For-A, another longstanding contender, highlights its compact switchers for mobile production.

"There's a lot of interest in trying to pack a lot of capability into the smallest footprint, obviously for fuel conservation and cost of operation; we tend to use the device that takes up the least real estate, such as the For-A," said Shook's Crockett.

"Mobile users like our small size, simplicity of design and reliability," said Susumu Hotta, president of For-A America. "Our easy to learn interface allows new operators to feel comfortable very quickly; some of our smaller switchers have been used on large trucks for secondary feed or video playback operations."

Moving production switchers into a 3-Gig future is on the minds of a number of manufacturers, including For-A, which has introduced its own advanced design with 3-Gig HD processing, "The HVS-5000 series is probably the only switcher on the market capable of 1080p/60 operation," Hotta said.

Thomson Grass Valley is taking "a wait and see" approach to 3G, according to Paulson.

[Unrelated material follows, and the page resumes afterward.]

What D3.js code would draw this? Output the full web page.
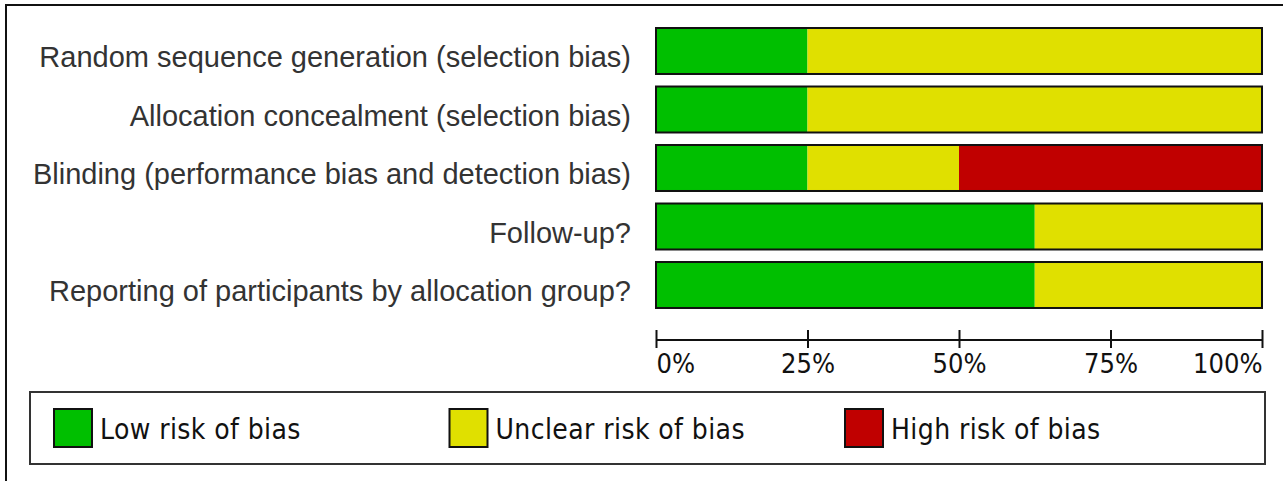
<!DOCTYPE html>
<html><head><meta charset="utf-8">
<script src="https://cdn.jsdelivr.net/npm/d3@7"></script>
<style>html,body{margin:0;padding:0;background:#fff;overflow:hidden}</style>
</head><body>
<script>
const categories = [
  "Random sequence generation (selection bias)",
  "Allocation concealment (selection bias)",
  "Blinding (performance bias and detection bias)",
  "Follow-up?",
  "Reporting of participants by allocation group?"
];
const lowRisk     = [25, 25, 25, 62.5, 62.5];
const unclearRisk = [75, 75, 25, 37.5, 37.5];
const highRisk    = [0, 0, 50, 0, 0];
const seriesNames = ["Low risk of bias", "Unclear risk of bias", "High risk of bias"];
const tickValues  = [0, 25, 50, 75, 100];
const tickLabels  = ["0%", "25%", "50%", "75%", "100%"];

const W = 1283, H = 481;
const colors = ["#00bf00", "#e0e000", "#c00000"];
const svg = d3.select("body").append("svg").attr("width", W).attr("height", H);

// outer frame (top and left edges visible)
svg.append("line").attr("x1", 6).attr("x2", W).attr("y1", 5).attr("y2", 5).attr("stroke", "#111").attr("stroke-width", 2);
svg.append("line").attr("x1", 6).attr("x2", 6).attr("y1", 4).attr("y2", H).attr("stroke", "#111").attr("stroke-width", 2);

const x = d3.scaleLinear().domain([0, 100]).range([656, 1262]);
const y = d3.scaleBand().domain(categories).range([21.75, 314.25]).paddingInner(0.214).paddingOuter(0.107);

const table = categories.map((c, i) => ({cat: c, s0: lowRisk[i], s1: unclearRisk[i], s2: highRisk[i]}));
const stack = d3.stack().keys(["s0", "s1", "s2"])(table);

svg.append("g").selectAll("g").data(stack).join("g")
  .attr("fill", (d, i) => colors[i])
  .selectAll("rect").data(d => d).join("rect")
  .attr("x", d => x(d[0])).attr("width", d => x(d[1]) - x(d[0]))
  .attr("y", d => y(d.data.cat)).attr("height", y.bandwidth());

svg.append("g").selectAll("rect").data(categories).join("rect")
  .attr("x", x(0)).attr("width", x(100) - x(0))
  .attr("y", d => y(d)).attr("height", y.bandwidth())
  .attr("fill", "none").attr("stroke", "#111").attr("stroke-width", 2);

svg.append("g").selectAll("text").data(categories).join("text")
  .attr("x", 631).attr("y", d => y(d) + y.bandwidth() / 2 + 16)
  .attr("text-anchor", "end")
  .attr("font-family", "'Liberation Sans', Arial, sans-serif")
  .attr("font-size", 29).attr("fill", "#333")
  .text(d => d);

// axis
const axisY = 340;
const ax = svg.append("g").attr("transform", `translate(0,${axisY})`)
  .call(d3.axisBottom(x).tickValues(tickValues).tickFormat((d, i) => tickLabels[i]).tickSize(0).tickPadding(0));
ax.select(".domain").remove();
ax.append("line").attr("x1", x(0)).attr("x2", x(100)).attr("stroke", "#111").attr("stroke-width", 2);
ax.selectAll(".tick").append("line").attr("y1", -10).attr("y2", 8).attr("stroke", "#111").attr("stroke-width", 2);
ax.selectAll(".tick text")
  .attr("y", 33).attr("dy", null)
  .attr("font-family", "'DejaVu Sans Condensed', 'DejaVu Sans', sans-serif")
  .attr("font-stretch", "condensed")
  .attr("font-size", 27).attr("fill", "#111")
  .attr("text-anchor", (d, i) => i === 0 ? "start" : (i === tickValues.length - 1 ? "end" : "middle"));

// legend
svg.append("rect").attr("x", 30).attr("y", 392).attr("width", 1235).attr("height", 72)
  .attr("fill", "none").attr("stroke", "#333").attr("stroke-width", 2);
const lg = svg.append("g").selectAll("g").data(seriesNames).join("g")
  .attr("transform", (d, i) => `translate(${54 + i * 395.5},409)`);
lg.append("rect").attr("width", 38).attr("height", 38)
  .attr("fill", (d, i) => colors[i]).attr("stroke", "#111").attr("stroke-width", 2);
lg.append("text").attr("x", 46).attr("y", 30)
  .attr("font-family", "'DejaVu Sans Condensed', 'DejaVu Sans', sans-serif")
  .attr("font-stretch", "condensed")
  .attr("font-size", 28).attr("letter-spacing", 0.4).attr("fill", "#111")
  .text(d => d);
</script>
</body></html>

"We won't be the first to market, but will take advantage of newer technology when demand catches up," he said. The Slate series from relative newcomer Broadcast Pix in Billerica, Mass., is especially suitable for mobile production because "they are an entire live video production system that occupies very little space," according to President Ken Swanton.

"A single operator or small team can create highly compelling video that previously could only be done with a much larger crew; just four rack units contain a switcher, CG, clip store and multi-viewer," he said.

Mark Siegel, a Broadcast Pix customer and president of Seattle-based Advanced Broadcast Solutions was looking for a very cost-effective "beer budget" solution.

"I built a high definition truck—not for high-end sports, [but] more for entertainment, concerts, special events or parades. I primarily built it to assist the broadcasters in my market," Siegel said. "Broadcast Pix puts a lot of devices under one control—it offers many more features than a traditional production switcher. If a TD knew he was going to switch on one, he could get a live demo on their Web site before he got to the jobsite."

The mobile production's growth forecast is significant, according to Crockett.

"The real issue is programming," he said. "The majority of programming that's really interesting—and that happens to be sports and documentary and other types of production—are going to be done in a mobile environment."

Game Creek's Bonar agrees. "We are going to require switchers to do more, create more and do it faster and easier; all without losing sight of the fact that someone has to sit in front of the console and do it without making a mistake."